Task requirements - Each line of the material must be repeated precisely, with the pictures left out.
:::::
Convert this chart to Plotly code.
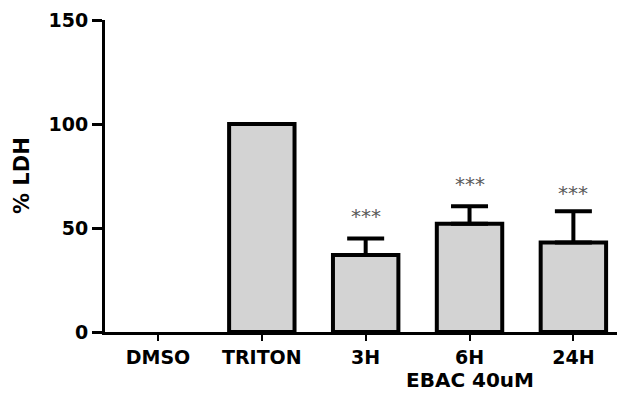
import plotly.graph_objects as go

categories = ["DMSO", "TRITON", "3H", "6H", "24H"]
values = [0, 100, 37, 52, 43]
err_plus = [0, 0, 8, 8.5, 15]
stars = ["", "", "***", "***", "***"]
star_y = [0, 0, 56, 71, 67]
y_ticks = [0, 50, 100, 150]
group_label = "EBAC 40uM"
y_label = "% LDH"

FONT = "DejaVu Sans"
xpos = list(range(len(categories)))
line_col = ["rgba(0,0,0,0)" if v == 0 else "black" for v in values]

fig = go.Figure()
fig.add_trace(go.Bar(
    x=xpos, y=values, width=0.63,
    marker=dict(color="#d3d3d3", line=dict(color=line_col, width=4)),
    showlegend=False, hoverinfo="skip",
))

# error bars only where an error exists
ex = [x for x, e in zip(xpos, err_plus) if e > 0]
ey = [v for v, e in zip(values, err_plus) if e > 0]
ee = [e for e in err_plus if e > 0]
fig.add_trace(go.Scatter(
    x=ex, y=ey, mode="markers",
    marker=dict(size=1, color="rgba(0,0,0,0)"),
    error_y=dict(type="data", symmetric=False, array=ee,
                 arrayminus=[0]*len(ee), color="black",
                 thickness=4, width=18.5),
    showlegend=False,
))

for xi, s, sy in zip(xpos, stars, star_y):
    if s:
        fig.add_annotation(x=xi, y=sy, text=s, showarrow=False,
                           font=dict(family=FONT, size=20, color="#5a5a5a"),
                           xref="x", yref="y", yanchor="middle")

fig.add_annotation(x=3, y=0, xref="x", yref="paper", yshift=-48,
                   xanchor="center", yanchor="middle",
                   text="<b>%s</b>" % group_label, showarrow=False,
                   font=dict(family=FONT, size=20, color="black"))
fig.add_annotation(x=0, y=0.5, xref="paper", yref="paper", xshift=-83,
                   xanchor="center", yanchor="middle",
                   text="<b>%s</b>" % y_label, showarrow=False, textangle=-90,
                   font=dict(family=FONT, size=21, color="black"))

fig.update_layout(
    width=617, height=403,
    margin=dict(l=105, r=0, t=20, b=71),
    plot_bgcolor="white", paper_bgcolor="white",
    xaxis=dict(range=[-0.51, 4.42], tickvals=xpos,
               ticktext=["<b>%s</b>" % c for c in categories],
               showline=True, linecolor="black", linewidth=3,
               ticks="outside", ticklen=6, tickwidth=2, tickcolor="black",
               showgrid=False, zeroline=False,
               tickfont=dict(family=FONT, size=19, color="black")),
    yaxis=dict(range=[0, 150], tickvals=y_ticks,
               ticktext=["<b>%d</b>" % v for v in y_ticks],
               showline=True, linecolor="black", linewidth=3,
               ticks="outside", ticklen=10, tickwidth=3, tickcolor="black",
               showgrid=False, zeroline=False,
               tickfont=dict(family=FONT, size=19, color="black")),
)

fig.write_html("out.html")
:::::
Result of this exercise -
Convert this chart to Plotly code.
import plotly.graph_objects as go

categories = ["DMSO", "TRITON", "3H", "6H", "24H"]
values = [0, 100, 37, 52, 43]
err_plus = [0, 0, 8, 8.5, 15]
stars = ["", "", "***", "***", "***"]
star_y = [0, 0, 56, 71, 67]
y_ticks = [0, 50, 100, 150]
group_label = "EBAC 40uM"
y_label = "% LDH"

FONT = "DejaVu Sans"
xpos = list(range(len(categories)))
line_col = ["rgba(0,0,0,0)" if v == 0 else "black" for v in values]

fig = go.Figure()
fig.add_trace(go.Bar(
    x=xpos, y=values, width=0.63,
    marker=dict(color="#d3d3d3", line=dict(color=line_col, width=4)),
    showlegend=False, hoverinfo="skip",
))

# error bars only where an error exists
ex = [x for x, e in zip(xpos, err_plus) if e > 0]
ey = [v for v, e in zip(values, err_plus) if e > 0]
ee = [e for e in err_plus if e > 0]
fig.add_trace(go.Scatter(
    x=ex, y=ey, mode="markers",
    marker=dict(size=1, color="rgba(0,0,0,0)"),
    error_y=dict(type="data", symmetric=False, array=ee,
                 arrayminus=[0]*len(ee), color="black",
                 thickness=4, width=18.5),
    showlegend=False,
))

for xi, s, sy in zip(xpos, stars, star_y):
    if s:
        fig.add_annotation(x=xi, y=sy, text=s, showarrow=False,
                           font=dict(family=FONT, size=20, color="#5a5a5a"),
                           xref="x", yref="y", yanchor="middle")

fig.add_annotation(x=3, y=0, xref="x", yref="paper", yshift=-48,
                   xanchor="center", yanchor="middle",
                   text="<b>%s</b>" % group_label, showarrow=False,
                   font=dict(family=FONT, size=20, color="black"))
fig.add_annotation(x=0, y=0.5, xref="paper", yref="paper", xshift=-83,
                   xanchor="center", yanchor="middle",
                   text="<b>%s</b>" % y_label, showarrow=False, textangle=-90,
                   font=dict(family=FONT, size=21, color="black"))

fig.update_layout(
    width=617, height=403,
    margin=dict(l=105, r=0, t=20, b=71),
    plot_bgcolor="white", paper_bgcolor="white",
    xaxis=dict(range=[-0.51, 4.42], tickvals=xpos,
               ticktext=["<b>%s</b>" % c for c in categories],
               showline=True, linecolor="black", linewidth=3,
               ticks="outside", ticklen=6, tickwidth=2, tickcolor="black",
               showgrid=False, zeroline=False,
               tickfont=dict(family=FONT, size=19, color="black")),
    yaxis=dict(range=[0, 150], tickvals=y_ticks,
               ticktext=["<b>%d</b>" % v for v in y_ticks],
               showline=True, linecolor="black", linewidth=3,
               ticks="outside", ticklen=10, tickwidth=3, tickcolor="black",
               showgrid=False, zeroline=False,
               tickfont=dict(family=FONT, size=19, color="black")),
)

fig.write_html("out.html")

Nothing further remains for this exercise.